I Saw Freedom…But It Was Only a Reflection
In prison, freedom is only a mirage

By Robert Barton
This past month has been the most trying and emotionally draining in my entire incarceration. I have never felt more vulnerable, out of sorts, and miserable. Some of it has to do with me being quarantined in my cell 24 hours a day (with only 10-minute breaks for a shower on Mondays, Wednesdays, and Fridays), without being able to communicate with the family members and friends who I count on for support.
But the main driver of my despair was my cellie [cellmate]: After being granted parole — a status I had just been denied — he was on a countdown to release after 27 years of incarceration. And every time I looked at him, I saw the lure of freedom.
Last night was the most painful. We stayed up all night talking, marking the hours until noon when he walked out and away for the last time. I know he was oblivious to it, but the closer he got to that golden hour, the more he transformed into what was for me a mirage — the embodiment of a status (release) for which I yearn but keeps being yanked away at the moment I about to grasp it.
I saw freedom shimmer in his eyes as he envisioned hugging his grandbabies for the first time. I felt it in the tension that dissipated from his shoulders as he realized lockdowns would no longer separate him from his kids for weeks at a time. I heard it in his joyous laughter when an officer brought his lunch tray and I kidded that he didn’t deserve his chicken patty. His response: “I don’t want it! I’m about to go to Popeye’s and buy one of the chicken sandwiches with the tasty-looking sauce I always see on TV. In fact, I’m going to tell them to give me two of them, since prison only allowed me one!” You see, freedom gives you choices, something we’ve been deprived of all these years.
He was the human manifestation of freedom, and it was beautiful. I tasted it. I smelled it. I almost touched it. Oh, how badly I wished he could put me in his pocket and take me with him. I tried to soak in his rays of freedom but could only drown in the realization that I was still incarcerated.
There was a time when the release of a fellow prisoner wouldn’t have affected me this way, when I could be locked down in my cell for months at a time, with very little or even no contact with my loved ones or the outside world, and it seemed normal. Survivable. You see, I was raised in the bowels of the penal system; I’ve spent more time in prison than out. Over time, as I focused on surviving the here and now, so many layers of protection formed over my heart that it’s like a coat of armor. To be honest, without that, I would have gone crazy.
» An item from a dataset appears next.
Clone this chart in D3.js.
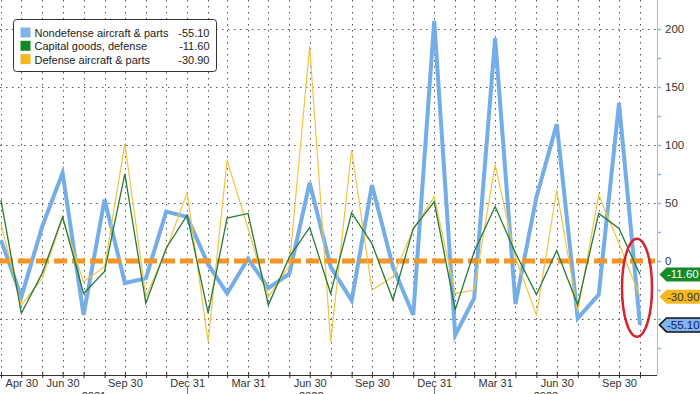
<!DOCTYPE html>
<html>
<head>
<meta charset="utf-8">
<script src="https://cdn.jsdelivr.net/npm/d3@7"></script>
<style>
  body { margin: 0; background: #fff; }
  svg { display: block; }
  text { font-family: "Liberation Sans", Arial, sans-serif; }
</style>
</head>
<body>
<div id="chart"></div>
<script>
// monthly change, one value per month end, Mar 2021 .. Oct 2023
var nondefense = [18, -31, 30, 76, -46.5, 53, -19, -15, 42.5, 38, -3, -28, 2, -23.5, -11, 67.5,
                  -5, -34, 65.5, -5, -46.5, 207, -64, -32, 192, -37, 55, 118, -49.5, -29, 136, -55.1];
var capitalDefense = [52.5, -45, -10.5, 38, -28, -9, 75, -36.5, 11, 39.5, -45, 37, 41, -38, 3.5, 29,
                      -28, 41.5, 15, -33.5, 28, 51, -42, 8, 47, 7, -29, 9, -38, 41, 28, -11.6];
var defenseAircraft = [32, -38, -15, 37, -18, -5, 101, -31, 9.5, 59, -69.5, 87, 28, -31, -4, 185,
                       -69.5, 95.7, -25, -13.5, 27, 55.5, -28, -25, 83, 3, -46.5, 61, -43.7, 57, 15, -30.9];

var seriesNames = ["Nondefense aircraft & parts", "Capital goods, defense", "Defense aircraft & parts"];
var lastValues = ["-55.10", "-11.60", "-30.90"];

var labelledDates = ["2021-04-30", "2021-06-30", "2021-09-30", "2021-12-31", "2022-03-31", "2022-06-30",
                     "2022-09-30", "2022-12-31", "2023-03-31", "2023-06-30", "2023-09-30"];
var yearLabels = [2021, 2022, 2023];
var yTicks = [-75, -50, -25, 0, 25, 50, 75, 100, 125, 150, 175, 200];
var yLabelled = [0, 50, 100, 150, 200];

var width = 700, height = 394;
var plotRight = 657, plotBottom = 375;

var svg = d3.select("#chart").append("svg")
    .attr("width", width)
    .attr("height", height);

// month end dates
var months = nondefense.map(function (d, i) {
    return d3.timeDay.offset(d3.timeMonth.offset(new Date(2021, 3, 1), i), -1);
});

var x = d3.scaleTime()
    .domain([months[0], months[months.length - 1]])
    .range([1, 640]);

var y = d3.scaleLinear()
    .domain([-98.3, 225])
    .range([plotBottom, 0]);

//grid
var grid = svg.append("g").attr("class", "grid");
grid.selectAll(".vgrid")
    .data(months)
    .join("line")
    .attr("x1", function (d) { return Math.round(x(d)) + 0.5; })
    .attr("x2", function (d) { return Math.round(x(d)) + 0.5; })
    .attr("y1", 0)
    .attr("y2", plotBottom)
    .attr("stroke", "#555")
    .attr("stroke-dasharray", "1.5,4.5");

grid.selectAll(".hgrid")
    .data([-50, 50, 100, 150, 200])
    .join("line")
    .attr("x1", 0)
    .attr("x2", plotRight)
    .attr("y1", function (d) { return Math.round(y(d)) + 0.5; })
    .attr("y2", function (d) { return Math.round(y(d)) + 0.5; })
    .attr("stroke", "#555")
    .attr("stroke-dasharray", "1.5,4.5");

// x axis
var fmtKey = d3.timeFormat("%Y-%m-%d");
var xAxis = svg.append("g")
    .attr("transform", "translate(0," + plotBottom + ")")
    .call(d3.axisBottom(x)
        .tickValues(months)
        .tickSize(3)
        .tickPadding(1)
        .tickFormat(function (d) {
            return labelledDates.indexOf(fmtKey(d)) >= 0 ? d3.timeFormat("%b %d")(d) : "";
        }));
xAxis.select(".domain").attr("d", "M0,0.5H" + plotRight).attr("stroke", "#333");
xAxis.selectAll(".tick line").attr("y1", -3).attr("stroke", "#333");
xAxis.selectAll(".tick text").attr("fill", "#333").style("font-size", "11px");

// year labels under the axis, centred on the visible part of each year
svg.selectAll(".year")
    .data(yearLabels)
    .join("text")
    .attr("class", "year")
    .attr("x", function (d) {
        var a = Math.max(x(new Date(d, 0, 1)), 0);
        var b = Math.min(x(new Date(d + 1, 0, 1)), plotRight);
        return (a + b) / 2;
    })
    .attr("y", 400)
    .attr("text-anchor", "middle")
    .attr("fill", "#333")
    .style("font-size", "11px")
    .text(function (d) { return d; });

svg.selectAll(".yearSep")
    .data([new Date(2021, 11, 31), new Date(2022, 11, 31)])
    .join("line")
    .attr("x1", function (d) { return Math.round(x(d)) + 0.5; })
    .attr("x2", function (d) { return Math.round(x(d)) + 0.5; })
    .attr("y1", 387)
    .attr("y2", height)
    .attr("stroke", "#777");

// right y axis
var yAxis = svg.append("g")
    .attr("transform", "translate(" + plotRight + ",0)")
    .call(d3.axisRight(y)
        .tickValues(yTicks)
        .tickSize(4)
        .tickPadding(4)
        .tickFormat(function (d) { return yLabelled.indexOf(d) >= 0 ? d : ""; }));
yAxis.select(".domain").attr("d", "M0.5,0V" + plotBottom).attr("stroke", "#9cc2e4");
yAxis.selectAll(".tick line").attr("stroke", "#8fb8e0").attr("stroke-width", 1.5);
yAxis.selectAll(".tick text").attr("fill", "#333").style("font-size", "11.5px");

// series lines
var line = d3.line()
    .x(function (d, i) { return x(months[i]); })
    .y(function (d) { return y(d); });

svg.append("path")
    .datum(nondefense)
    .attr("d", line)
    .attr("fill", "none")
    .attr("stroke", "#74ade7")
    .attr("stroke-width", 4)
    .attr("stroke-linejoin", "miter");

// zero line
svg.append("line")
    .attr("x1", 0)
    .attr("x2", 655)
    .attr("y1", y(0))
    .attr("y2", y(0))
    .attr("stroke", "#f39428")
    .attr("stroke-width", 5)
    .attr("stroke-dasharray", "13,5");

svg.append("path")
    .datum(defenseAircraft)
    .attr("d", line)
    .attr("fill", "none")
    .attr("stroke", "#f2c444")
    .attr("stroke-width", 1.2);

svg.append("path")
    .datum(capitalDefense)
    .attr("d", line)
    .attr("fill", "none")
    .attr("stroke", "#247a36")
    .attr("stroke-width", 1.3);

// value tags on the right axis
var tags = [
    { v: capitalDefense[capitalDefense.length - 1], t: lastValues[1], fill: "#178a2a", text: "#fff", stroke: "none" },
    { v: defenseAircraft[defenseAircraft.length - 1], t: lastValues[2], fill: "#f6b81f", text: "#333", stroke: "none" },
    { v: nondefense[nondefense.length - 1], t: lastValues[0], fill: "#80b4ea", text: "#14206a", stroke: "#111" }
];
var tagG = svg.selectAll(".tag")
    .data(tags)
    .join("g")
    .attr("class", "tag")
    .attr("transform", function (d) { return "translate(0," + y(d.v) + ")"; });
tagG.append("path")
    .attr("d", "M659.5,0L666.5,-7H701V7H666.5Z")
    .attr("fill", function (d) { return d.fill; })
    .attr("stroke", function (d) { return d.stroke; })
    .attr("stroke-width", 1.5);
tagG.append("text")
    .attr("x", 667)
    .attr("y", 4)
    .attr("fill", function (d) { return d.text; })
    .style("font-size", "11.5px")
    .text(function (d) { return d.t; });

// red circle round the latest readings
svg.append("ellipse")
    .attr("cx", x(months[months.length - 1]) - 3)
    .attr("cy", y(-23))
    .attr("rx", 15)
    .attr("ry", 49)
    .attr("fill", "none")
    .attr("stroke", "#d8232c")
    .attr("stroke-width", 2.5);

// legend
var legendColors = ["#7fb3ea", "#138a24", "#f6b61e"];
var legend = svg.append("g").attr("transform", "translate(13.5,19.5)");
legend.append("rect")
    .attr("width", 203)
    .attr("height", 52)
    .attr("rx", 3)
    .attr("fill", "#fff")
    .attr("stroke", "#333");
var rows = legend.selectAll(".row")
    .data(seriesNames)
    .join("g")
    .attr("transform", function (d, i) { return "translate(0," + (13.5 + i * 13.3) + ")"; });
rows.append("rect")
    .attr("x", 7)
    .attr("y", -5.5)
    .attr("width", 10)
    .attr("height", 10)
    .attr("fill", function (d, i) { return legendColors[i]; });
rows.append("text")
    .attr("x", 21)
    .attr("y", 4)
    .attr("fill", "#222")
    .style("font-size", "11px")
    .text(function (d) { return d; });
rows.append("text")
    .attr("x", 196)
    .attr("y", 4)
    .attr("text-anchor", "end")
    .attr("fill", "#222")
    .style("font-size", "11px")
    .text(function (d, i) { return lastValues[i]; });
</script>
</body>
</html>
But it’s different now. My trip back to my home “state” (D.C.) for a petition that came close to winning my freedom showed me a different world. And it tore off my armor. My collaborator, Pam, asked me to write this essay in response to a Medium writing prompt related to reentry: “Tell us about an experience you’ve had coming back to something — or someone — after time away. What changed in your absence?” For almost two years, I had been away from the federal penitentiary that had been my “home.” But what changed wasn’t the “feds,” it was me. My armor has been ripped off. I’m no longer a prisoner! My body is held captive here, but my soul is home. This makes doing time so much harder.
All of my friends who have done time are telling me it’s going to be OK and I’ll be home faster than it feels. And Rat (my “brother”) told me that football season is here and once that’s over, it will be a new year (new chance). That’s the way he used to mark his “bid” (passage of his sentence) — by the sports seasons. But honestly, right now each minute seems like an hour, each day a year.
I yearn to experience the freedom I saw through the window of my cellie’s eyes, for real.